● **Supplied data**:
>>>>

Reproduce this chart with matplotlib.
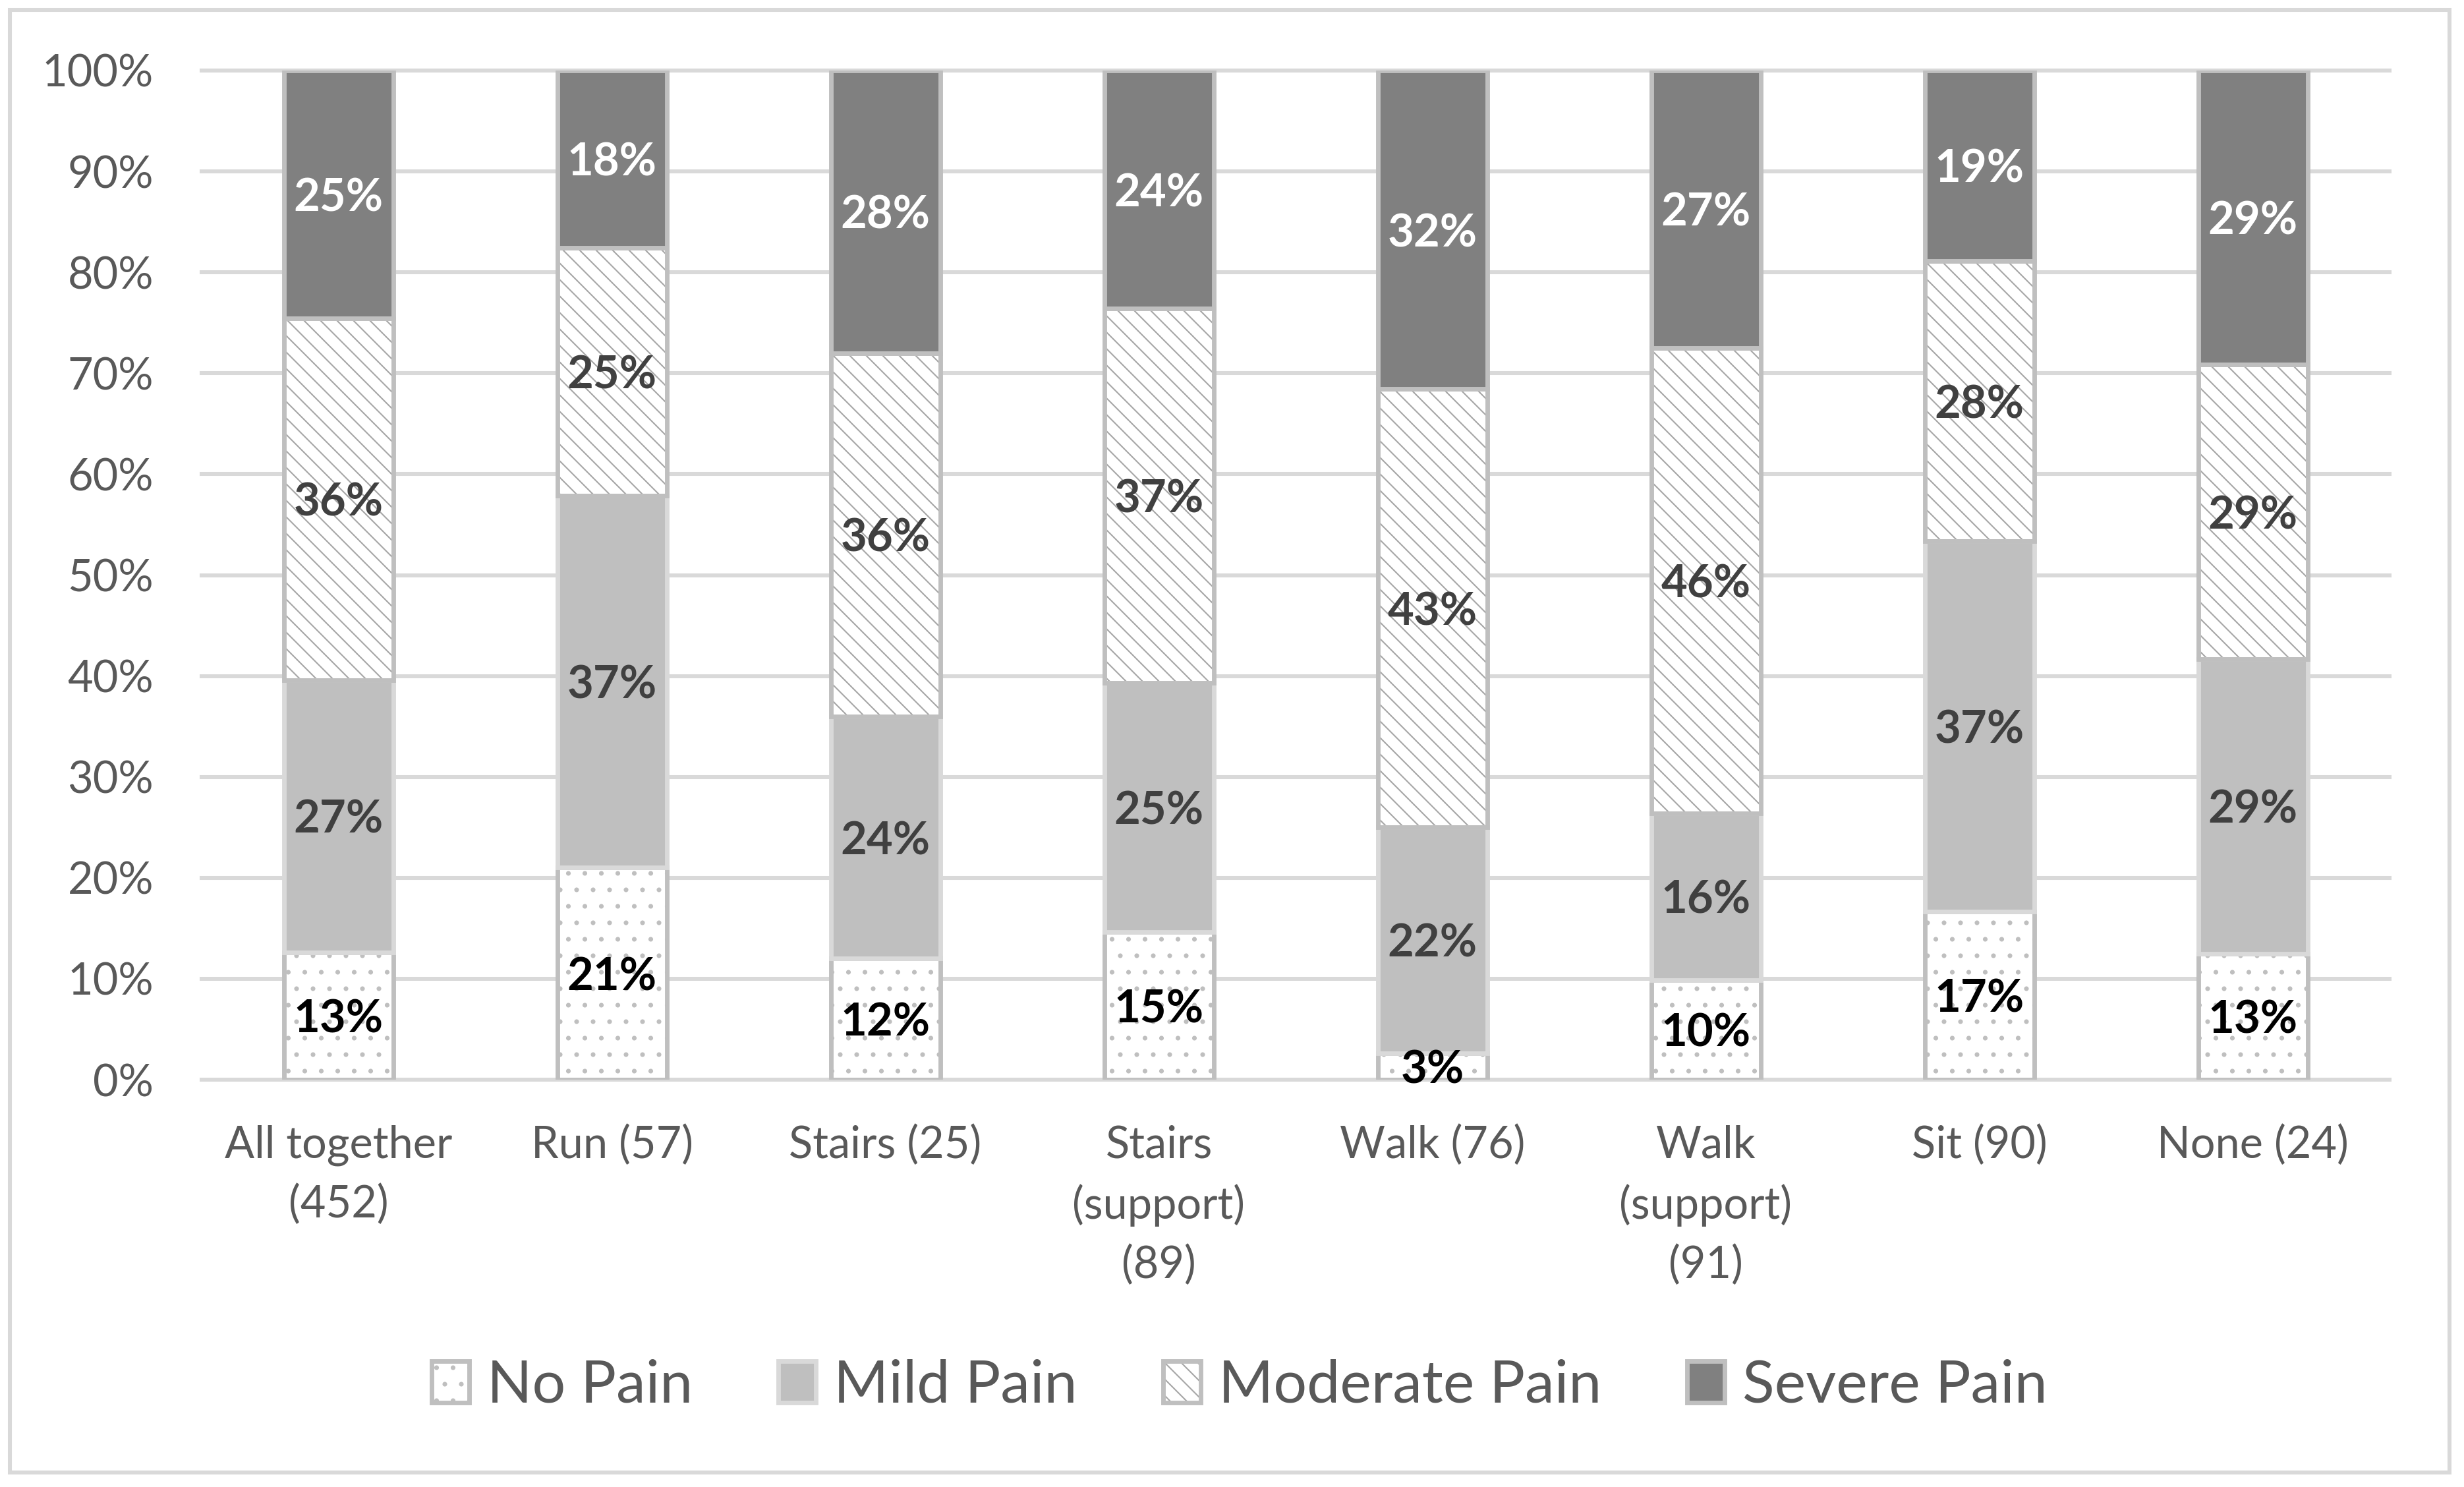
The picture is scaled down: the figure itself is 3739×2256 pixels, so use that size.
import matplotlib
matplotlib.use("Agg")
import matplotlib.pyplot as plt
import numpy as np
from matplotlib.patches import Rectangle
from matplotlib.legend_handler import HandlerTuple

# ---- data (percent of respondents) ----
categories = ["All together\n(452)", "Run (57)", "Stairs (25)", "Stairs\n(support)\n(89)",
              "Walk (76)", "Walk\n(support)\n(91)", "Sit (90)", "None (24)"]
series_names = ["No Pain", "Mild Pain", "Moderate Pain", "Severe Pain"]
no_pain = [12.61, 21.05, 12.00, 14.61, 2.63, 9.89, 16.67, 12.50]
mild_pain = [26.99, 36.84, 24.00, 24.72, 22.37, 16.48, 36.67, 29.17]
moderate_pain = [35.84, 24.56, 36.00, 37.08, 43.42, 46.15, 27.78, 29.17]
severe_pain = [24.56, 17.54, 28.00, 23.60, 31.58, 27.47, 18.89, 29.17]
y_ticks = list(range(0, 101, 10))

plt.rcParams['font.family'] = ['Lato', 'DejaVu Sans']
plt.rcParams['hatch.linewidth'] = 1.0

W, H, DPI = 3739, 2256, 150
fig = plt.figure(figsize=(W / DPI, H / DPI), dpi=DPI)
fig.patch.set_facecolor('white')
ax = fig.add_axes([306 / W, 1 - 1638 / H, (3626 - 306) / W, (1638 - 107) / H])

styles = [
    # face, hatch, hatch colour, outline colour, label colour
    ('white', '.', '#BFBFBF', '#BFBFBF', '#000000'),
    ('#BFBFBF', '', '#BFBFBF', '#D9D9D9', '#404040'),
    ('white', '\\\\', '#A6A6A6', '#BFBFBF', '#404040'),
    ('#808080', '', '#808080', '#BFBFBF', '#FFFFFF'),
]
data = [no_pain, mild_pain, moderate_pain, severe_pain]

x = np.arange(len(categories))
width = 0.40
bottom = np.zeros(len(categories))
handles = []
for vals, (fc, hatch, hc, ec, tc) in zip(data, styles):
    vals = np.asarray(vals, dtype=float)
    b1 = ax.bar(x, vals, width, bottom=bottom, color=fc, hatch=hatch if hatch else None,
                edgecolor=hc, linewidth=0, zorder=2)
    b2 = ax.bar(x, vals, width, bottom=bottom, facecolor='none', edgecolor=ec,
                linewidth=3.3, zorder=3)
    for xi, v, b in zip(x, vals, bottom):
        ax.text(xi, b + v / 2, f"{int(np.floor(v + 0.5))}%", ha='center',
                va='center_baseline', fontsize=33, fontweight='bold', color=tc, zorder=5)
    handles.append((b1[0], b2[0]))
    bottom += vals

# gridlines
for t in y_ticks:
    ax.axhline(t, color='#D9D9D9', lw=2.9, zorder=0, clip_on=False)

ax.set_xlim(-0.5, len(categories) - 0.5)
ax.set_ylim(0, 100)
ax.set_yticks(y_ticks)
ax.set_yticklabels([f"{t}%" for t in y_ticks])
ax.set_xticks(x)
ax.set_xticklabels(categories, linespacing=1.53)
ax.tick_params(axis='y', length=0, pad=35, labelsize=32, labelcolor='#595959')
ax.tick_params(axis='x', length=0, pad=33, labelsize=32, labelcolor='#595959')
for s in ax.spines.values():
    s.set_visible(False)
ax.set_facecolor('none')

fig.legend(handles, series_names, loc='center', bbox_to_anchor=(0.503, 0.068), ncol=4,
           frameon=False, fontsize=43, labelcolor='#595959', handlelength=0.64,
           handleheight=0.7, handletextpad=0.3, columnspacing=1.45,
           handler_map={tuple: HandlerTuple(ndivide=1)})

fig.patches.append(Rectangle((14.5 / W, 1 - 2234 / H), (3717 - 14.5) / W, (2234 - 15) / H,
                             transform=fig.transFigure, fill=False, edgecolor='#D9D9D9',
                             linewidth=2.9, zorder=10))

fig.savefig('out.png', dpi=DPI, facecolor='white')
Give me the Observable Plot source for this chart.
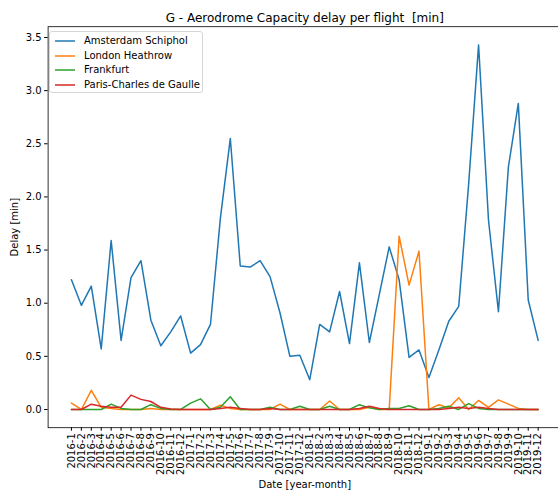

<<<<

● **Description of the task**: Repeat the listing above from its first line through the line that contains "ax = fig.add_axes([306", both included, and nothing more. Drop the pictures.

● **Output for this task**:
Reproduce this chart with matplotlib.
The picture is scaled down: the figure itself is 3739×2256 pixels, so use that size.
import matplotlib
matplotlib.use("Agg")
import matplotlib.pyplot as plt
import numpy as np
from matplotlib.patches import Rectangle
from matplotlib.legend_handler import HandlerTuple

# ---- data (percent of respondents) ----
categories = ["All together\n(452)", "Run (57)", "Stairs (25)", "Stairs\n(support)\n(89)",
              "Walk (76)", "Walk\n(support)\n(91)", "Sit (90)", "None (24)"]
series_names = ["No Pain", "Mild Pain", "Moderate Pain", "Severe Pain"]
no_pain = [12.61, 21.05, 12.00, 14.61, 2.63, 9.89, 16.67, 12.50]
mild_pain = [26.99, 36.84, 24.00, 24.72, 22.37, 16.48, 36.67, 29.17]
moderate_pain = [35.84, 24.56, 36.00, 37.08, 43.42, 46.15, 27.78, 29.17]
severe_pain = [24.56, 17.54, 28.00, 23.60, 31.58, 27.47, 18.89, 29.17]
y_ticks = list(range(0, 101, 10))

plt.rcParams['font.family'] = ['Lato', 'DejaVu Sans']
plt.rcParams['hatch.linewidth'] = 1.0

W, H, DPI = 3739, 2256, 150
fig = plt.figure(figsize=(W / DPI, H / DPI), dpi=DPI)
fig.patch.set_facecolor('white')
ax = fig.add_axes([306 / W, 1 - 1638 / H, (3626 - 306) / W, (1638 - 107) / H])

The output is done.